My name is Henrik - living in Dennmark - and I have been roasting coffee professionally for nearly 4 years. Before that.....well, that is a long long story.....but as many roasters I was addicted to coffee in a young age. Think I drank my first black coffee when I was around 13-14 years old. Since then I have trying to find better and better coffee and years ago when I was able to buy green beans I started roasting in the oven. Rest is history









I have friends in the UK as well as a daughter living there. Whenever I get a chance I go to London to visit.
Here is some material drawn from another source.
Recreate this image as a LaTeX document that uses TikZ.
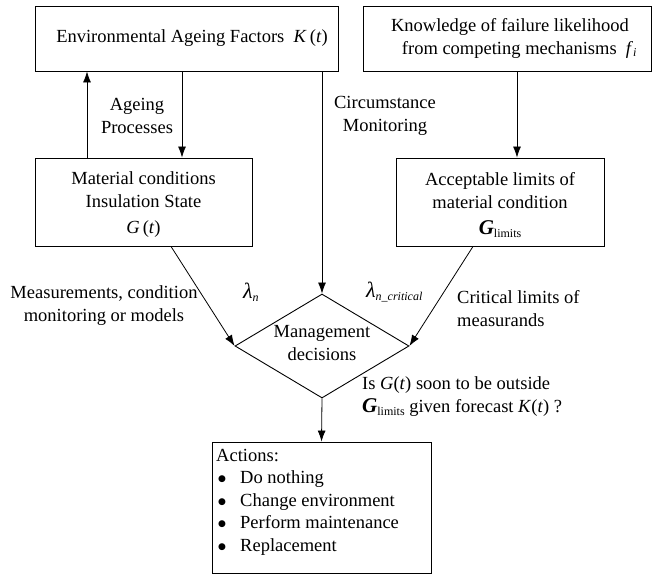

I hope we can have a forum here where we can share ideas and help each other and I want to thank Glenn for giving us a home here on Coffee Forums.

All the best,

Henrik


----------



## coffeebean (Jan 26, 2010)

Hi henrik,

I have been roasting for around 3 years too - what sort of roaster do you use? I have a Toper which is great for small batches

all the best

Andy


----------



## MyMocca (May 10, 2011)

Hi Andy,

Sorry for the late reply. I have what most people know as an Ambex roaster but without all the software. A hands-on roaster I would call it. Ambex do not produce the roasters but buy them with an Turkish manufacturer btw. So my roaster is a Turkish produced roaster


----------



## CoffeeMagic (Aug 7, 2011)

Henrik, Andy - Hi

Thought I would introduce myself and see if I can't get a few more posts going in this forum. It's great to find a place where we can chew the fat without having to pull a single shot









I have been roasting for around 2 years now and in the process of setting up a micro-roaster business. Roasting on a 2kg Solar from Coffee-Tech, I am about to add a smoke elimination unit to cut down the smoke pollution.

Look forward to exchanging ideas and info

Ron


----------